Your task is to output the listing word for word, with pictures excluded.

-- start Recorded data --

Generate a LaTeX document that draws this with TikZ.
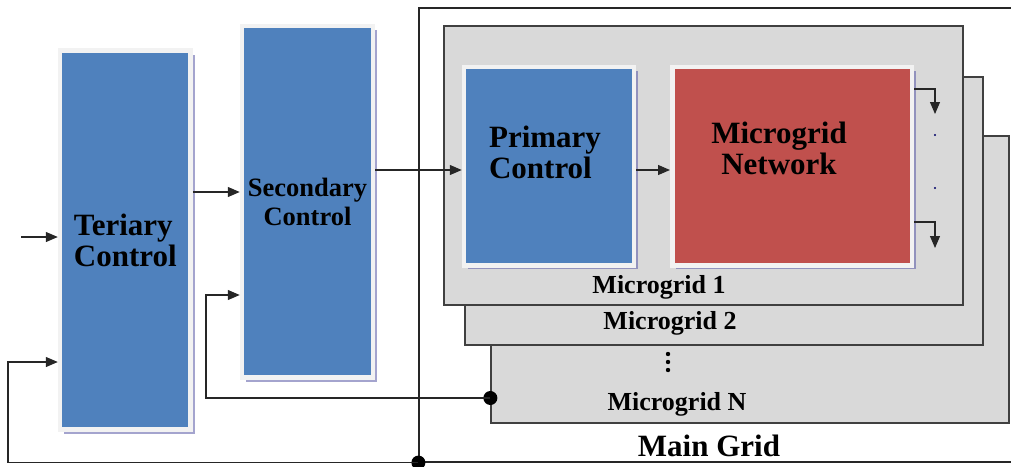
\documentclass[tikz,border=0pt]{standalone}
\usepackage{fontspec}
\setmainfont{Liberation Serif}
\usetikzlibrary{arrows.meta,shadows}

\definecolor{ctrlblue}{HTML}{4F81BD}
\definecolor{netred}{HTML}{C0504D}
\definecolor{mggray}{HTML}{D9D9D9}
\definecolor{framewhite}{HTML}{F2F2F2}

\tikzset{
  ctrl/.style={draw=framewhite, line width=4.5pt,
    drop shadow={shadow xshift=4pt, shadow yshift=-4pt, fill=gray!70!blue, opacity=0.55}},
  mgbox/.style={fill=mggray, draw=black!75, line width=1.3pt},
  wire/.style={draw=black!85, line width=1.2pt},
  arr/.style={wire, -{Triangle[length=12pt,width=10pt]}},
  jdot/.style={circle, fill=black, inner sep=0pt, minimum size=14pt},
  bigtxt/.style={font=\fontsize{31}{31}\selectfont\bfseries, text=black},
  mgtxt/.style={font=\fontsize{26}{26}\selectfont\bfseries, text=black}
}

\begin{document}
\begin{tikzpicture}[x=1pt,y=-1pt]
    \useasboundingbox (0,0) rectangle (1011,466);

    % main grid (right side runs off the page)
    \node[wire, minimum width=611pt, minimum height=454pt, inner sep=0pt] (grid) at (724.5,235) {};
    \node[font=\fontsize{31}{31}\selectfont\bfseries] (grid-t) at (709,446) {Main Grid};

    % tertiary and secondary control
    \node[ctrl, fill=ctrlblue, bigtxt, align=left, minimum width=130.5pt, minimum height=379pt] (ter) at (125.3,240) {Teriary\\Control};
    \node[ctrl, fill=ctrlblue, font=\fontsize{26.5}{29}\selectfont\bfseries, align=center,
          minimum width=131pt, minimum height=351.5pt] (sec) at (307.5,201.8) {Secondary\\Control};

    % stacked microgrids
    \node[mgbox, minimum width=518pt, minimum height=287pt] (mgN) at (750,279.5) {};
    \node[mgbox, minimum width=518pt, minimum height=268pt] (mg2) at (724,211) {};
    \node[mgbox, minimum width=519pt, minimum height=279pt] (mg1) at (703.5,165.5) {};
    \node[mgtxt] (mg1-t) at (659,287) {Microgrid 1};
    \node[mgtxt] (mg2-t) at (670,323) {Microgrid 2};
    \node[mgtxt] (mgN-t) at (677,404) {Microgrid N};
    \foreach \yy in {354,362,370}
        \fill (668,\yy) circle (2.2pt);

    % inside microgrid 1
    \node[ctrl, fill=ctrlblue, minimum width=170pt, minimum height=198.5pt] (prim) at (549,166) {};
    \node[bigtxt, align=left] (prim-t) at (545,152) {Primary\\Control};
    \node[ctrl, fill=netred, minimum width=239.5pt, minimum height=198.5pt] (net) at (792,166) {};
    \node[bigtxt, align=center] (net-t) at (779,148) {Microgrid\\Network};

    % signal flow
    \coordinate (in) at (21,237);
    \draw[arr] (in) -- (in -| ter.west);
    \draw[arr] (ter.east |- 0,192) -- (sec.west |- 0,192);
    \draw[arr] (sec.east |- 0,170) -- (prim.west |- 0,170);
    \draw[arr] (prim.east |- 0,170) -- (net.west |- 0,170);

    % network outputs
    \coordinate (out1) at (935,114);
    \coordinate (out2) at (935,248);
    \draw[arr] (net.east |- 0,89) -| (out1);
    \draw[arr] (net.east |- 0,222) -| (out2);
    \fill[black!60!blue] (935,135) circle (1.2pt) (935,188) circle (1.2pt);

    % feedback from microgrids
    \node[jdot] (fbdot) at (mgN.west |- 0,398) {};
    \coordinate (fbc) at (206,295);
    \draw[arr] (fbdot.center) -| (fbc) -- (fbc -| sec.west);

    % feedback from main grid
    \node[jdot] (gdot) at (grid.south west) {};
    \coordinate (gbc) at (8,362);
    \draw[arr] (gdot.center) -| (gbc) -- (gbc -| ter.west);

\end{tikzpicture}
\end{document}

-- end Recorded data --

[Task response]
Generate a LaTeX document that draws this with TikZ.
\documentclass[tikz,border=0pt]{standalone}
\usepackage{fontspec}
\setmainfont{Liberation Serif}
\usetikzlibrary{arrows.meta,shadows}

\definecolor{ctrlblue}{HTML}{4F81BD}
\definecolor{netred}{HTML}{C0504D}
\definecolor{mggray}{HTML}{D9D9D9}
\definecolor{framewhite}{HTML}{F2F2F2}

\tikzset{
  ctrl/.style={draw=framewhite, line width=4.5pt,
    drop shadow={shadow xshift=4pt, shadow yshift=-4pt, fill=gray!70!blue, opacity=0.55}},
  mgbox/.style={fill=mggray, draw=black!75, line width=1.3pt},
  wire/.style={draw=black!85, line width=1.2pt},
  arr/.style={wire, -{Triangle[length=12pt,width=10pt]}},
  jdot/.style={circle, fill=black, inner sep=0pt, minimum size=14pt},
  bigtxt/.style={font=\fontsize{31}{31}\selectfont\bfseries, text=black},
  mgtxt/.style={font=\fontsize{26}{26}\selectfont\bfseries, text=black}
}

\begin{document}
\begin{tikzpicture}[x=1pt,y=-1pt]
    \useasboundingbox (0,0) rectangle (1011,466);

    % main grid (right side runs off the page)
    \node[wire, minimum width=611pt, minimum height=454pt, inner sep=0pt] (grid) at (724.5,235) {};
    \node[font=\fontsize{31}{31}\selectfont\bfseries] (grid-t) at (709,446) {Main Grid};

    % tertiary and secondary control
    \node[ctrl, fill=ctrlblue, bigtxt, align=left, minimum width=130.5pt, minimum height=379pt] (ter) at (125.3,240) {Teriary\\Control};
    \node[ctrl, fill=ctrlblue, font=\fontsize{26.5}{29}\selectfont\bfseries, align=center,
          minimum width=131pt, minimum height=351.5pt] (sec) at (307.5,201.8) {Secondary\\Control};

    % stacked microgrids
    \node[mgbox, minimum width=518pt, minimum height=287pt] (mgN) at (750,279.5) {};
    \node[mgbox, minimum width=518pt, minimum height=268pt] (mg2) at (724,211) {};
    \node[mgbox, minimum width=519pt, minimum height=279pt] (mg1) at (703.5,165.5) {};
    \node[mgtxt] (mg1-t) at (659,287) {Microgrid 1};
    \node[mgtxt] (mg2-t) at (670,323) {Microgrid 2};
    \node[mgtxt] (mgN-t) at (677,404) {Microgrid N};
    \foreach \yy in {354,362,370}
        \fill (668,\yy) circle (2.2pt);

    % inside microgrid 1
    \node[ctrl, fill=ctrlblue, minimum width=170pt, minimum height=198.5pt] (prim) at (549,166) {};
    \node[bigtxt, align=left] (prim-t) at (545,152) {Primary\\Control};
    \node[ctrl, fill=netred, minimum width=239.5pt, minimum height=198.5pt] (net) at (792,166) {};
    \node[bigtxt, align=center] (net-t) at (779,148) {Microgrid\\Network};

    % signal flow
    \coordinate (in) at (21,237);
    \draw[arr] (in) -- (in -| ter.west);
    \draw[arr] (ter.east |- 0,192) -- (sec.west |- 0,192);
    \draw[arr] (sec.east |- 0,170) -- (prim.west |- 0,170);
    \draw[arr] (prim.east |- 0,170) -- (net.west |- 0,170);

    % network outputs
    \coordinate (out1) at (935,114);
    \coordinate (out2) at (935,248);
    \draw[arr] (net.east |- 0,89) -| (out1);
    \draw[arr] (net.east |- 0,222) -| (out2);
    \fill[black!60!blue] (935,135) circle (1.2pt) (935,188) circle (1.2pt);

    % feedback from microgrids
    \node[jdot] (fbdot) at (mgN.west |- 0,398) {};
    \coordinate (fbc) at (206,295);
    \draw[arr] (fbdot.center) -| (fbc) -- (fbc -| sec.west);

    % feedback from main grid
    \node[jdot] (gdot) at (grid.south west) {};
    \coordinate (gbc) at (8,362);
    \draw[arr] (gdot.center) -| (gbc) -- (gbc -| ter.west);

\end{tikzpicture}
\end{document}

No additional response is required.